Ma, in sostanza, come funzionerebbe questa proposta popolare? Ebbene, dopo un preliminare censimento delle case sfitte situate nel Comune, ai proprietari di alloggi vuoti sarà chiesto di spiegare la ragione della mancata locazione. Attenzione però: l'iniziativa in oggetto si rivolge espressamente alle persone che possiedono più di cinque appartamenti (i cc.dd. grandi proprietari) e, qualora questi non intendessero collaborare, potrebbero essere puniti con una sanzione pecuniaria o, in casi estremi, con la requisizione dell'immobile inutilizzato - ai sensi dell'art. 835 del c.c..
Nell'iniziativa popolare si legge altresì che tale requisizione servirebbe espressamente a fronteggiare situazioni di emergenza abitativa nei casi in cui, alla scadenza del termine assegnato dalle autorità locali, persista - con riguardo a beni in proprietà di persone fisiche o enti qualificabili come "grandi proprietari" - uno stato di ingiustificato abbandono. In sintesi, l'iniziativa mirerebbe a consegnare alla collettività tutti gli alloggi sfitti - pensiamo ad esempio a chi è in attesa di vivere in un immobile di edilizia popolare.
Non solo. I firmatari vorrebbero fissare altresì misure fiscali, come maggiorazioni Imu o Tari, volte a penalizzare chi non si adopera per locare i beni di sua proprietà.
D'altra parte, però, le case sfitte costituiscono anche una questione sociale. Infatti, nonostante vi siano molti immobili vuoti, oggi il disagio o emergenza abitativa è un problema presente in tutta la penisola, specialmente nelle grandi città. Le vittime sono in particolare le famiglie a basso reddito, i giovani, gli studenti e gli anziani.
Ecco perché non deve sorprendere una recente iniziativa nel Comune di Torino, una proposta popolare che - a ben vedere - potrebbe essere una sorta di “apripista” per iniziative simili in altri Comuni italiani. In sostanza, al fine di contrastare la crisi immobiliare, la campagna denominata Vuoti a rendere – appoggiata da centinaia di cittadini torinesi e da associazioni del territorio – mira a dare alla comunità locale gli alloggi non utilizzati.
I promotori giustificano l'iniziativa anche considerando che gli immobili sfitti e inutilizzati rappresentano una grande risorsa non sfruttata, che alimenta il degrado e l'abbandono urbano e favorisce i casi di occupazione abusiva o senza titolo. Per questo si paleserebbe la necessità di una risposta ad hoc.
Ma, in sostanza, come funzionerebbe questa proposta popolare? Ebbene, dopo un preliminare censimento delle case sfitte situate nel Comune, ai proprietari di alloggi vuoti sarà chiesto di spiegare la ragione della mancata locazione.
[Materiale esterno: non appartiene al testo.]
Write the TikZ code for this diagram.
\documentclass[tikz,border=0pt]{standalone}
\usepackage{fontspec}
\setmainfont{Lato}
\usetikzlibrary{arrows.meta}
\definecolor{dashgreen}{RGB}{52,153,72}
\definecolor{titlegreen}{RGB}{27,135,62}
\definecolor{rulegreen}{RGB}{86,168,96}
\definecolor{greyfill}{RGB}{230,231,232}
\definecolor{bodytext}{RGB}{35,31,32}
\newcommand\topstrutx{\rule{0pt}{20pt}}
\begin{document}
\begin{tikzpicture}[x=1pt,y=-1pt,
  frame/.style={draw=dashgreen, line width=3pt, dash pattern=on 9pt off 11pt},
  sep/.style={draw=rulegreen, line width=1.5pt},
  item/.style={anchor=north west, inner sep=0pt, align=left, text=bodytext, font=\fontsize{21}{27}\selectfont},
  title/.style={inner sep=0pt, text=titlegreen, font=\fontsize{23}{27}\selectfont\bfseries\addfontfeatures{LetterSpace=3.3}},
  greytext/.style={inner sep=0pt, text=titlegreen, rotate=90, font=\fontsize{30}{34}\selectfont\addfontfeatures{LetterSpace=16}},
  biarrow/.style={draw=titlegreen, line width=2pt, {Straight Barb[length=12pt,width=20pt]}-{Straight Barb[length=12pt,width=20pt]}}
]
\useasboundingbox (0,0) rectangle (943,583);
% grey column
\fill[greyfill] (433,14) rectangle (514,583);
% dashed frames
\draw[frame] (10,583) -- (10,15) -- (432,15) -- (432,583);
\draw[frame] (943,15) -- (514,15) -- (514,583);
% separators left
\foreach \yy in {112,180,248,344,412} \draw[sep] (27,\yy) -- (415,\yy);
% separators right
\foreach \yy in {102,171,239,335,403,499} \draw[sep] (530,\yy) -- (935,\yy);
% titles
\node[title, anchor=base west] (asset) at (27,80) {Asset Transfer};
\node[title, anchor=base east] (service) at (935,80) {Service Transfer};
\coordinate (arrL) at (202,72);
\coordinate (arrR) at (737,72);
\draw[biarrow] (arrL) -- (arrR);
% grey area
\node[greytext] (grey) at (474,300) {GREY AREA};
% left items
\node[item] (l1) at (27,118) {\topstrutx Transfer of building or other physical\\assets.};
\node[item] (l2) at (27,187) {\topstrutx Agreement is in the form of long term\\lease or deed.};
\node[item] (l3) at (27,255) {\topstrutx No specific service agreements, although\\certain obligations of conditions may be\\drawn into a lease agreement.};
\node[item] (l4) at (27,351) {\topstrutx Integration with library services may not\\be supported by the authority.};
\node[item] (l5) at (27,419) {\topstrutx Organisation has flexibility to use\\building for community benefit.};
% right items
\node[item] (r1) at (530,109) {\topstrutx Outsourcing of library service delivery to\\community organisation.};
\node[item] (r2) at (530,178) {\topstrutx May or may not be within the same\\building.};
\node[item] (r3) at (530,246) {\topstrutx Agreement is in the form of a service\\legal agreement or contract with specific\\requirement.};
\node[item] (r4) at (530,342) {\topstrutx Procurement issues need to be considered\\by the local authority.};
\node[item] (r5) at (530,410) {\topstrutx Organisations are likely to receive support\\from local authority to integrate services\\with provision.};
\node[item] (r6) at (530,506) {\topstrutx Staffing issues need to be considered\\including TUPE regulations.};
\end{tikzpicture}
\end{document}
Attenzione però: l'iniziativa in oggetto si rivolge espressamente alle persone che possiedono più di cinque appartamenti (i cc.dd. grandi proprietari) e, qualora questi non intendessero collaborare, potrebbero essere puniti con una sanzione pecuniaria o, in casi estremi, con la requisizione dell'immobile inutilizzato - ai sensi dell'art. 835 del c.c..
Nell'iniziativa popolare si legge altresì che tale requisizione servirebbe espressamente a fronteggiare situazioni di emergenza abitativa nei casi in cui, alla scadenza del termine assegnato dalle autorità locali, persista - con riguardo a beni in proprietà di persone fisiche o enti qualificabili come "grandi proprietari" - uno stato di ingiustificato abbandono. In sintesi, l'iniziativa mirerebbe a consegnare alla collettività tutti gli alloggi sfitti - pensiamo ad esempio a chi è in attesa di vivere in un immobile di edilizia popolare.
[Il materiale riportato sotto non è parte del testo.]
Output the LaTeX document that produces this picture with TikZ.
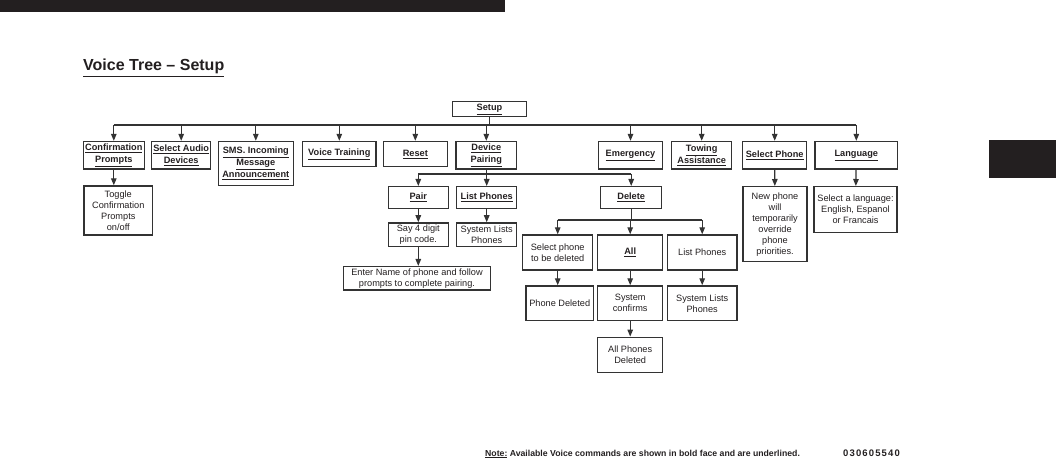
\documentclass[tikz,border=0pt]{standalone}
\usepackage{fontspec}
\setmainfont{Liberation Sans}
\definecolor{ink}{HTML}{231F20}
\definecolor{rule}{HTML}{333333}
\usetikzlibrary{arrows.meta}
\newcommand{\cmd}[1]{\textbf{\underline{#1}}}

\begin{document}
\begin{tikzpicture}[x=1pt, y=-1pt,
  bx/.style={rectangle, draw=rule, line width=1.4pt, inner sep=0pt, align=center,
             font=\fontsize{9.2}{11}\selectfont, text=ink},
  bb/.style={bx, font=\fontsize{9.2}{12}\selectfont},
  ar/.style={-{Triangle[width=5.5pt,length=7pt]}, line width=1.2pt, color=rule},
  ln/.style={line width=1.2pt, color=rule},
  txt/.style={anchor=base west, inner sep=0pt, text=ink},
]
\useasboundingbox (0,0) rectangle (1056,462);
\fill[ink] (0,0) rectangle (505,12);
\fill[ink] (989,140) rectangle (1056,178);
\node[txt, font=\fontsize{16}{18}\selectfont\bfseries] (title) at (83,71) {\underline{Voice Tree -- Setup}};

% top level
\node[bb, minimum width=74, minimum height=15] (setup) at (489.5,109.2) {\cmd{Setup}};
\coordinate (bus) at (489.5,125);
\node[bb, minimum width=61, minimum height=27.5] (cp) at (113.8,155.3) {\cmd{Confirmation}\\\cmd{Prompts}};
\node[bb, minimum width=59, minimum height=27.5] (sad) at (181.2,155.3) {\cmd{Select Audio}\\\cmd{Devices}};
\node[bb, minimum width=75, minimum height=44.2] (sms) at (255.8,163.6) {\cmd{SMS. Incoming}\\\cmd{Message}\\\cmd{Announcement}};
\node[bb, minimum width=73.3, minimum height=25.2] (vt) at (339.3,154.1) {\cmd{Voice Training}};
\node[bb, minimum width=64, minimum height=25.2] (rst) at (415.3,154.1) {\cmd{Reset}};
\node[bb, minimum width=60.7, minimum height=27.5] (dp) at (486.3,155.3) {\cmd{Device}\\\cmd{Pairing}};
\node[bb, minimum width=64.4, minimum height=27.5] (em) at (630.5,155.3) {\cmd{Emergency}};
\node[bb, minimum width=60, minimum height=27.5] (tow) at (701.7,155.3) {\cmd{Towing}\\\cmd{Assistance}};
\node[bb, minimum width=64, minimum height=27.5] (sp) at (774.7,155.3) {\cmd{Select Phone}};
\node[bb, minimum width=82.7, minimum height=27.5] (lang) at (856.3,155.3) {\cmd{Language}};
\draw[ln] (setup) -- (bus);
\draw[ln] (cp |- bus) -- (lang |- bus);
\foreach \n in {cp,sad,sms,vt,rst,dp,em,tow,sp,lang}
  \draw[ar] (\n |- bus) -- (\n);

% second level
\node[bx, minimum width=68.7, minimum height=49] (tog) at (118.3,210.5) {Toggle\\Confirmation\\Prompts\\on/off};
\node[bb, minimum width=60, minimum height=21.6] (pair) at (418.3,197.5) {\cmd{Pair}};
\node[bb, minimum width=60, minimum height=21.6] (lp) at (486.7,197.5) {\cmd{List Phones}};
\node[bb, minimum width=61, minimum height=21.6] (del) at (631.2,197.5) {\cmd{Delete}};
\node[bx, minimum width=64, minimum height=75] (np) at (775,224.2) {New phone\\will\\temporarily\\override\\phone\\priorities.};
\node[bx, minimum width=83, minimum height=46] (sl) at (855.5,209.7) {Select a language:\\English, Espanol\\or Francais};
\coordinate (dbus) at (486.7,174);
\draw[ar] (cp) -- (cp |- tog.north);
\draw[ln] (pair |- dbus) -- (del |- dbus);
\draw[ln] (dp) -- (dp |- dbus);
\foreach \n in {pair,lp,del}
  \draw[ar] (\n |- dbus) -- (\n);
\draw[ar] (sp) -- (np);
\draw[ar] (lang) -- (sl);

% pairing
\node[bx, minimum width=60, minimum height=23.7] (say) at (418.3,234.8) {Say 4 digit\\pin code.};
\node[bx, minimum width=60, minimum height=23.7] (sys) at (486.7,234.8) {System Lists\\Phones};
\node[bx, minimum width=147.4, minimum height=23.3] (ent) at (417,278.3) {Enter Name of phone and follow\\prompts to complete pairing.};
\draw[ar] (pair) -- (say);
\draw[ar] (lp) -- (sys);
\draw[ar] (say) -- (say |- ent.north);

% delete
\node[bx, minimum width=70, minimum height=35] (spd) at (557.7,252.5) {Select phone\\to be deleted};
\node[bb, minimum width=65, minimum height=35] (all) at (630.2,252.5) {\cmd{All}};
\node[bx, minimum width=69.7, minimum height=35] (lp2) at (702.2,252.5) {List Phones};
\node[bx, minimum width=67.3, minimum height=34.7] (pd) at (559.7,303.3) {Phone Deleted};
\node[bx, minimum width=65, minimum height=34.7] (sc) at (630.2,303.3) {System\\confirms};
\node[bx, minimum width=69.7, minimum height=34.7] (sys2) at (702.2,303.3) {System Lists\\Phones};
\node[bx, minimum width=65, minimum height=35.4] (apd) at (630.2,355) {All Phones\\Deleted};
\coordinate (xbus) at (630.2,220);
\draw[ln] (del) -- (del |- xbus);
\draw[ln] (spd |- xbus) -- (lp2 |- xbus);
\foreach \n in {spd,all,lp2}
  \draw[ar] (\n |- xbus) -- (\n);
\draw[ar] (spd) -- (spd |- pd.north);
\draw[ar] (all) -- (sc);
\draw[ar] (lp2) -- (sys2);
\draw[ar] (sc) -- (apd);

% footnote
\node[txt, font=\fontsize{8.7}{11}\selectfont\bfseries] (note) at (485,456) {\underline{Note:} Available Voice commands are shown in bold face and are underlined.};
\node[txt, font=\fontsize{9.5}{11}\selectfont\bfseries\addfontfeatures{LetterSpace=12}] (code) at (843,456) {030605540};
\end{tikzpicture}
\end{document}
Non solo. I firmatari vorrebbero fissare altresì misure fiscali, come maggiorazioni Imu o Tari, volte a penalizzare chi non si adopera per locare i beni di sua proprietà.
La proposta in oggetto, come era intuibile, ha acceso le polemiche politiche a livello locale e c'è chi ha parlato di vero e proprio attacco alla proprietà privata. A breve sarà discussa in commissione, prima di un eventuale approdo nel Consiglio comunale. E non è affatto escluso che a questa proposta ne seguano altre nella penisola, ribadendo che la crisi abitativa è percepita a livello nazionale.
Non a caso l'assessore al Welfare del Comune di Torino ha difeso la citata iniziativa popolare, annunciando ai media che a metà dicembre sarà a Roma con gli assessori delle principali città italiane, per chiedere al Governo un piano casa nazionale - con risorse ad hoc per l'edilizia popolare e le locazioni.